Disrupted brain functional networks in drug-naïve children with attention deficit hyperactivity disorder assessed using graph theory analysis.

Neuroimaging studies have revealed functional brain network abnormalities in attention deficit hyperactivity disorder (ADHD), but the results have been inconsistent, potentially related to confounding medication effects. Furthermore, specific topological alterations in functional networks and their role in behavioral inhibition dysfunction remain to be established. Resting-state functional magnetic resonance imaging was performed on 51 drug-naïve children with ADHD and 55 age-matched healthy controls. Brain functional networks were constructed by thresholding the partial correlation matrices of 90 brain regions, and graph theory was used to analyze network topological properties. The Stroop test was used to assess cognitive inhibitory abilities. Nonparametric permutation tests were used to compare the topological architectures in the two groups.
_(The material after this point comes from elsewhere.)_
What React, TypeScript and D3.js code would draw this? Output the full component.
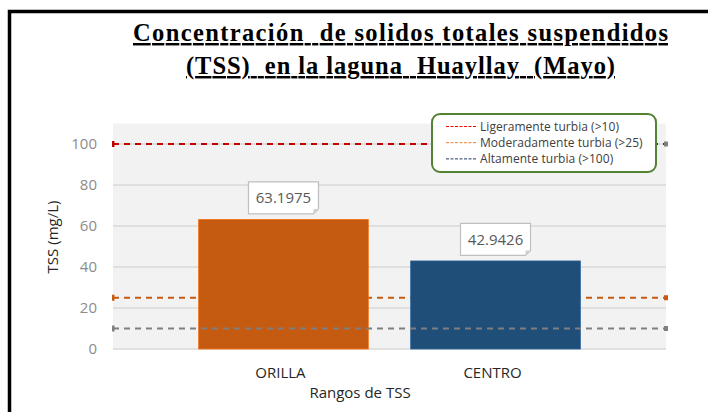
import * as d3 from "d3";

const categories = ["ORILLA", "CENTRO"];
const values = [63.1975, 42.9426];
const yTicks = [0, 20, 40, 60, 80, 100];
const thresholdValues = [100, 25, 10];
const legendLabels = ["Ligeramente turbia (>10)", "Moderadamente turbia (>25)", "Altamente turbia (>100)"];
const titleLines = ["Concentración  de solidos totales suspendidos", "(TSS)  en la laguna  Huayllay  (Mayo)"];

const W = 708;
const H = 412;
const PLOT = { left: 113, right: 666, top: 123.5, bottom: 349 };
const BAR_COLORS = ["#c55a11", "#1f4e79"];
const LINE_COLORS = ["#c00000", "#c55a11", "#7f7f7f"];
const LEGEND_COLORS = ["#ff0000", "#ed7d31", "#203864"];
const TITLE_WIDTHS = [535, 429];
const FONT = "'Open Sans', 'Liberation Sans', sans-serif";

export default function App() {
  const x = d3.scaleBand<string>().domain(categories).range([PLOT.left, PLOT.right]).paddingInner(0.2).paddingOuter(0.404);
  const y = d3.scaleLinear().domain([0, 110]).range([PLOT.bottom, PLOT.top]);

  const threshold = (i: number) => (
    <g key={"th" + i}>
      <line
        x1={PLOT.left}
        x2={PLOT.right}
        y1={y(thresholdValues[i])}
        y2={y(thresholdValues[i])}
        stroke={LINE_COLORS[i]}
        strokeWidth={2}
        strokeDasharray="6 5"
      />
      <rect x={PLOT.left - 1} y={y(thresholdValues[i]) - 3} width={2.5} height={6} fill={LINE_COLORS[i]} />
      <rect x={PLOT.right - 2} y={y(thresholdValues[i]) - 2.5} width={4} height={5} fill={i === 0 ? "#7f7f7f" : LINE_COLORS[i]} />
    </g>
  );

  return (
    <svg width={W} height={H} style={{ position: "fixed", left: 0, top: 0, background: "#fff" }}>
      <rect x={0} y={0} width={W} height={H} fill="#fff" />
      {/* outer frame */}
      <path d={`M9.5,${H + 5} V11.5 H${W + 5}`} fill="none" stroke="#000" strokeWidth={3.5} />

      {titleLines.map((t, i) => (
        <text
          key={t}
          x={400.5}
          y={41 + i * 33}
          textAnchor="middle"
          fontFamily="'Liberation Serif', 'Times New Roman', serif"
          fontWeight="bold"
          fontSize={24.5}
          textDecoration="underline"
          textLength={TITLE_WIDTHS[i]}
          lengthAdjust="spacing"
          style={{ whiteSpace: "pre" }}
          fill="#000"
        >
          {t}
        </text>
      ))}

      {/* plot area */}
      <rect x={PLOT.left} y={PLOT.top} width={PLOT.right - PLOT.left} height={PLOT.bottom - PLOT.top} fill="#f2f2f2" />
      {yTicks.map((t) => (
        <g key={t}>
          <line x1={PLOT.left} x2={PLOT.right} y1={y(t)} y2={y(t)} stroke="#d9d9d9" strokeWidth={1.3} />
          <text x={97} y={y(t)} dy="0.36em" textAnchor="end" fontFamily={FONT} fontSize={15} fill="#8c8c8c">
            {t}
          </text>
        </g>
      ))}

      {threshold(1)}

      {categories.map((c, i) => (
        <rect
          key={c}
          x={x(c)}
          y={y(values[i])}
          width={x.bandwidth()}
          height={y(0) - y(values[i])}
          fill={BAR_COLORS[i]}
          stroke={d3.color(BAR_COLORS[i])!.brighter(0.6).formatHex()}
          strokeWidth={0.8}
        />
      ))}

      {threshold(0)}
      {threshold(2)}

      {/* data labels */}
      {categories.map((c, i) => {
        const cx = x(c)! + x.bandwidth() / 2;
        const by = y(values[i]) - 5.5;
        const w = 70;
        const h = 32;
        const lx = cx - w / 2;
        const ty = by - h;
        return (
          <g key={"lbl" + c}>
            <path
              d={`M${lx},${ty} H${lx + w} V${by - 5} L${lx + w - 5},${by} H${lx} Z`}
              fill="#fff"
              stroke="#bfbfbf"
              strokeWidth={1.2}
            />
            <path d={`M${lx + w},${by - 5} L${lx + w - 5},${by - 5} L${lx + w - 5},${by}`} fill="#d0d0d0" />
            <text x={cx} y={ty + h / 2} dy="0.36em" textAnchor="middle" fontFamily={FONT} fontSize={15} fill="#595959">
              {values[i]}
            </text>
          </g>
        );
      })}

      {/* category labels */}
      {categories.map((c) => (
        <text key={"cat" + c} x={x(c)! + x.bandwidth() / 2 - 3} y={378} textAnchor="middle" fontFamily={FONT} fontSize={15} fill="#262626">
          {c}
        </text>
      ))}
      <text x={360} y={398} textAnchor="middle" fontFamily={FONT} fontSize={15} fill="#262626">
        Rangos de TSS
      </text>
      <text
        transform={`translate(58, 237) rotate(-90)`}
        textAnchor="middle"
        fontFamily={FONT}
        fontSize={15}
        fill="#262626"
      >
        TSS (mg/L)
      </text>

      {/* legend */}
      <rect x={432} y={114} width={224} height={58} rx={8} fill="#fff" stroke="#548235" strokeWidth={2} />
      {legendLabels.map((l, i) => (
        <g key={l} transform={`translate(0, ${126.5 + i * 16.2})`}>
          <line x1={446} x2={477} y1={0} y2={0} stroke={LEGEND_COLORS[i]} strokeWidth={1} strokeDasharray="3 1.5" />
          <text x={480} y={0} dy="0.35em" fontFamily={FONT} fontSize={12} letterSpacing={0.05} fill="#404040">
            {l}
          </text>
        </g>
      ))}
    </svg>
  );
}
Compared with healthy subjects, brain networks in ADHD patients demonstrated altered topological characteristics, including lower global (FDR q = 0.01) and local efficiency (p = 0.032, uncorrected) and a longer path length (FDR q = 0.01). Lower nodal efficiencies were found in the left inferior frontal gyrus and anterior cingulate cortex in the ADHD group (FDR both q < 0.05). Altered global and nodal topological efficiencies were associated with the severity of inhibitory cognitive control deficits and hyperactivity symptoms in ADHD (p <0 .05). Alterations in network topologies in drug-naïve ADHD patients indicate weaker small-worldization with decreased segregation and integration of functional brain networks. Deficits in the cingulo-fronto-parietal attention network were associated with inhibitory control deficits.